Mas ainda é possível obter um bom acordo ruim -que, apesar de não exigir que o Irã desmantele sua infraestrutura de enriquecimento nuclear, encolha essa infraestrutura pelos próximos 10 a 15 anos para que o Irã não possa construir rapidamente uma bomba? Um acordo que também nos dê um nível de transparência para monitorar esse contrato e dê aos inspetores internacionais acesso oportuno para qualquer lugar no Irã suspeito de atividade nuclear secreta? Que impeça o Irã de aumentar significativamente a sua capacidade de enriquecimento durante a próxima década, como proposto na semana passada pelo grupo bipartidário de peritos convocado pelo Instituto Washington para Política do Oriente Próximo? 

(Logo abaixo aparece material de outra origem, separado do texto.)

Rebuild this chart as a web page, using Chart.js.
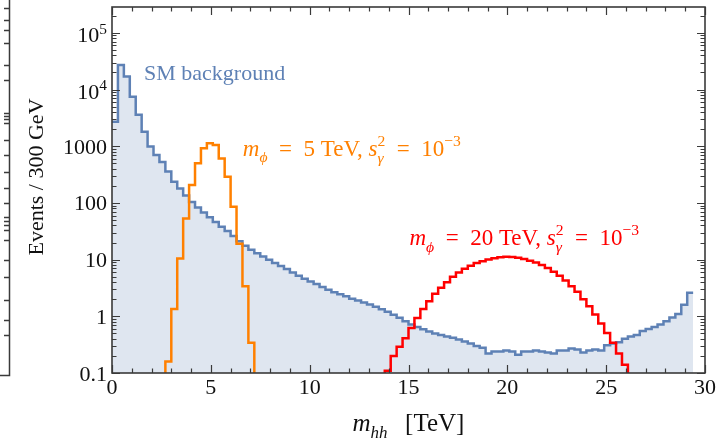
<!DOCTYPE html>
<html lang="es">
<head>
<meta charset="utf-8">
<title>m_hh</title>
<script src="https://cdn.jsdelivr.net/npm/chart.js@4.4.1/dist/chart.umd.min.js"></script>
<style>
    html, body { margin: 0; padding: 0; background: #ffffff; }
    #contenedor { position: relative; width: 718px; height: 442px; }
</style>
</head>
<body>
<div id="contenedor"><canvas id="grafico"></canvas></div>
<script>
// Bins de 300 GeV (0.3 TeV)
const anchoBin = 0.3;
const binInicio = Array.from({ length: 101 }, (_, i) => +(i * anchoBin).toFixed(1)); // bordes de los bins

// Fondo SM, bins 0 .. 97
const fondoSM = [
    2700, 27000, 17000, 7500, 3600, 1800, 990, 700, 530, 360,
    237, 180, 135, 104, 83, 68, 56, 46, 38, 32,
    26, 21, 17.5, 15, 13, 11.3, 9.9, 8.7, 7.7, 6.8,
    5.9, 5.2, 4.6, 4.1, 3.7, 3.3, 2.95, 2.65, 2.45, 2.25,
    2.05, 1.9, 1.75, 1.62, 1.48, 1.33, 1.2, 1.07, 0.94, 0.82,
    0.72, 0.65, 0.59, 0.54, 0.5, 0.47, 0.44, 0.42, 0.39, 0.36,
    0.33, 0.3, 0.28, 0.22, 0.24, 0.24, 0.25, 0.24, 0.21, 0.24,
    0.24, 0.25, 0.24, 0.23, 0.22, 0.25, 0.25, 0.27, 0.26, 0.23,
    0.25, 0.26, 0.25, 0.31, 0.33, 0.35, 0.4, 0.44, 0.47, 0.55,
    0.6, 0.65, 0.72, 0.82, 0.95, 1.1, 1.6, 2.6
];

// Señal m_phi = 5 TeV, desde el bin 9
const inicioPhi5 = 9;
const senalPhi5 = [0.16, 1.35, 10.5, 53, 207, 500, 920, 1130, 1050, 610, 290, 86, 19, 3.4, 0.34];

// Señal m_phi = 20 TeV, desde el bin 46
const inicioPhi20 = 46;
const senalPhi20 = [
    0.11, 0.2, 0.29, 0.41, 0.62, 0.93, 1.35, 1.85, 2.5, 3.2,
    4.0, 5.0, 5.9, 6.9, 7.8, 8.7, 9.4, 10.1, 10.6, 11.0,
    11.2, 11.1, 10.8, 10.3, 9.6, 8.9, 8.0, 7.1, 6.1, 5.2,
    4.3, 3.4, 2.7, 2.0, 1.5, 1.08, 0.75, 0.51, 0.34, 0.22,
    0.14
];

// Ejes
const xTicks = [0, 5, 10, 15, 20, 25, 30];
const yTicks = [0.1, 1, 10, 100, 1000, 1e4, 1e5];
const yEtiquetas = ["0.1", "1", "10", "100", "1000", "10^4", "10^5"];
const yMin = 0.1;
const yMax = 2.86e5;

const colorSM = "#5E81B5";
const rellenoSM = "#DFE6F0";
const colorPhi5 = "#FF8000";
const colorPhi20 = "#FF0000";
const serif = '"Liberation Serif", "DejaVu Serif", serif';
const tamTexto = 22;

// Convierte un histograma en puntos para una línea escalonada
function puntosEscalon(valores, primerBin, cerrar) {
    const pts = [];
    if (cerrar) pts.push({ x: binInicio[primerBin], y: yMin / 2 });
    valores.forEach((v, i) => pts.push({ x: binInicio[primerBin + i], y: v }));
    const fin = binInicio[primerBin + valores.length];
    pts.push({ x: fin, y: valores[valores.length - 1] });
    if (cerrar) pts.push({ x: fin, y: yMin / 2 });
    return pts;
}

function etiquetaSenal(masa) {
    return [
        { t: "m", i: true },
        { t: "ϕ", i: true, s: 0.68, d: 0.28 },
        { t: "\u2002=\u2002" + masa + " TeV, " },
        { t: "s", i: true },
        { t: "γ", i: true, s: 0.68, d: 0.3, adv: false },
        { t: "2", s: 0.68, d: -0.42 },
        { t: "\u2002=\u200210" },
        { t: "−3", s: 0.68, d: -0.42 }
    ];
}

// Anotaciones, posición en unidades de datos (TeV, eventos)
const anotaciones = [
    { partes: [{ t: "SM background" }], x: 1.62, y: 14800, color: colorSM, tam: 22 },
    { partes: etiquetaSenal("5"), x: 6.62, y: 674, color: colorPhi5, tam: 23 },
    { partes: etiquetaSenal("20"), x: 15.05, y: 18, color: colorPhi20, tam: 23 }
];

// Dibuja texto con partes en cursiva, subíndices y superíndices
function dibujarPartes(ctx, partes, x, y, tam, soloMedir) {
    let cx = x;
    partes.forEach(p => {
        const s = tam * (p.s || 1);
        ctx.font = (p.i ? "italic " : "") + s + "px " + serif;
        if (!soloMedir) ctx.fillText(p.t, cx, y + (p.d || 0) * tam);
        if (p.adv !== false) cx += ctx.measureText(p.t).width;
    });
    return cx - x;
}

const pluginDibujo = {
    id: "dibujo",
    afterDraw(chart) {
        const { ctx, chartArea: a, scales } = chart;
        const x = scales.x, y = scales.y;
        ctx.save();

        // Marcas de los ejes (hacia dentro)
        ctx.strokeStyle = "#3a3a3a";
        ctx.lineWidth = 1.2;
        ctx.beginPath();
        for (let v = xTicks[0]; v <= xTicks[xTicks.length - 1]; v++) {
            const px = Math.round(x.getPixelForValue(v)) + 0.5;
            const largo = xTicks.includes(v) ? 8 : 4.5;
            ctx.moveTo(px, a.bottom); ctx.lineTo(px, a.bottom - largo);
            ctx.moveTo(px, a.top); ctx.lineTo(px, a.top + largo);
        }
        yTicks.forEach(d => {
            for (let m = 1; m <= 9; m++) {
                const v = m * d;
                if (v < yMin || v > yMax) continue;
                const py = Math.round(y.getPixelForValue(v)) + 0.5;
                const largo = m === 1 ? 8 : 4.5;
                ctx.moveTo(a.left, py); ctx.lineTo(a.left + largo, py);
                ctx.moveTo(a.right, py); ctx.lineTo(a.right - largo, py);
            }
        });
        ctx.stroke();

        // Marco
        ctx.lineWidth = 1.6;
        ctx.strokeRect(a.left, a.top, a.right - a.left, a.bottom - a.top);

        // Etiquetas del eje y
        ctx.fillStyle = "#111";
        ctx.textAlign = "left";
        ctx.textBaseline = "alphabetic";
        y.ticks.forEach(t => {
            const py = y.getPixelForValue(t.value);
            const txt = yEtiquetas[yTicks.indexOf(t.value)];
            const [base, exp] = txt.split("^");
            const partes = exp
                ? [{ t: base }, { t: exp, s: 0.7, d: -0.4 }]
                : [{ t: base }];
            const w = dibujarPartes(ctx, partes, 0, 0, tamTexto, true);
            const baseY = py + (exp ? 9.5 : 7.5);
            dibujarPartes(ctx, partes, a.left - 5 - w, baseY, tamTexto, false);
        });

        // Título eje x: m_hh  [TeV]
        const tituloX = [
            { t: "m", i: true },
            { t: "hh", i: true, s: 0.68, d: 0.28 },
            { t: "\u2002\u2009[TeV]" }
        ];
        const wx = dibujarPartes(ctx, tituloX, 0, 0, 25, true);
        dibujarPartes(ctx, tituloX, (a.left + a.right) / 2 - wx / 2, 431, 25, false);

        // Título eje y
        ctx.save();
        ctx.translate(43, (a.top + a.bottom) / 2 - 13);
        ctx.rotate(-Math.PI / 2);
        ctx.font = tamTexto + "px " + serif;
        ctx.textAlign = "center";
        ctx.fillText("Events / 300 GeV", 0, 0);
        ctx.restore();

        // Anotaciones
        ctx.textAlign = "left";
        anotaciones.forEach(an => {
            ctx.fillStyle = an.color;
            dibujarPartes(ctx, an.partes, x.getPixelForValue(an.x), y.getPixelForValue(an.y), an.tam, false);
        });

        // Resto del panel vecino a la izquierda
        ctx.strokeStyle = "#3a3a3a";
        ctx.lineWidth = 1.5;
        ctx.beginPath();
        ctx.moveTo(9.5, 0); ctx.lineTo(9.5, 375.5); ctx.lineTo(0, 375.5);
        [8, 20, 30, 43, 65, 80, 113, 116, 119, 123, 140, 155, 172, 188, 203, 217, 221, 225, 230, 240, 260, 277, 300, 320, 335].forEach(py => {
            ctx.moveTo(9.5, py + 0.5); ctx.lineTo(4, py + 0.5);
        });
        ctx.stroke();

        ctx.restore();
    }
};

// "before": la línea sigue horizontal con el valor del punto anterior hasta el siguiente borde
const lineaBase = {
    stepped: "before",
    pointRadius: 0,
    borderWidth: 2.5,
    borderJoinStyle: "miter",
    tension: 0,
    clip: 0
};

new Chart(document.getElementById("grafico"), {
    type: "line",
    data: {
        datasets: [
            {
                ...lineaBase,
                label: "m_phi = 20 TeV",
                data: puntosEscalon(senalPhi20, inicioPhi20, true),
                borderColor: colorPhi20,
                fill: false,
                order: 1
            },
            {
                ...lineaBase,
                label: "m_phi = 5 TeV",
                data: puntosEscalon(senalPhi5, inicioPhi5, true),
                borderColor: colorPhi5,
                fill: false,
                order: 2
            },
            {
                ...lineaBase,
                label: "SM background",
                data: puntosEscalon(fondoSM, 0, false),
                borderColor: colorSM,
                backgroundColor: rellenoSM,
                fill: "start",
                order: 3
            }
        ]
    },
    options: {
        responsive: true,
        maintainAspectRatio: false,
        animation: false,
        events: [],
        layout: { padding: { top: 7, right: 12, left: 0, bottom: 0 } },
        plugins: {
            legend: { display: false },
            tooltip: { enabled: false }
        },
        scales: {
            x: {
                type: "linear",
                min: 0,
                max: 30,
                afterBuildTicks: s => { s.ticks = xTicks.map(v => ({ value: v })); },
                afterFit: s => { s.height = 69; },
                grid: { display: false, drawTicks: false },
                border: { display: false },
                ticks: {
                    padding: 2,
                    maxRotation: 0,
                    color: "#111",
                    font: { family: serif, size: tamTexto },
                    callback: v => String(v)
                }
            },
            y: {
                type: "logarithmic",
                min: yMin,
                max: yMax,
                afterBuildTicks: s => { s.ticks = yTicks.map(v => ({ value: v })); },
                afterFit: s => { s.width = 112; },
                grid: { display: false, drawTicks: false },
                border: { display: false },
                ticks: { display: false }
            }
        }
    },
    plugins: [pluginDibujo]
});
</script>
</body>
</html>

Sim. Um bom mau negócio ao longo dessas linhas ainda é possível -e vai depender dos detalhes a serem negociados agora, no último minuto. Tal acordo permitiria que o presidente transmitisse a um Congresso cético e a Israel que ele obteve o melhor acordo ruim que um coldre vazio pode comprar, e que conseguiu tempo para que haja alguma transformação no Irã, o que é melhor do que começar uma guerra cujas consequências ninguém pode prever. 

Mas cuidado: este acordo pode ser um terremoto tão grande no Oriente Médio quanto as invasões norte-americanas no Afeganistão e no Iraque. E o que ambos têm em comum é que estávamos totalmente despreparados para gerenciar seus resultados na manhã seguinte. O mundo árabe hoje quase não tem peso geopolítico. O Egito está enfraquecido, a Arábia Saudita não tem capacidade de projetar poder, e o Iraque não existe mais.

Um Irã sem as amarras das sanções e que recebe uma injeção de mais de US$ 100 bilhões (em torno de R$ 300 bilhões) em dinheiro será superior em poder do que todos os seus vizinhos árabes. Portanto, os Estados Unidos precisam assumir a liderança e iniciar um modus vivendi entre árabes sunitas e xiitas persas e coibir a beligerância do Irã em direção a Israel. Se não pudermos ajudar a resolver esses conflitos, um bom acordo ruim poderia muito facilmente alimentar uma guerra regional mais ampla.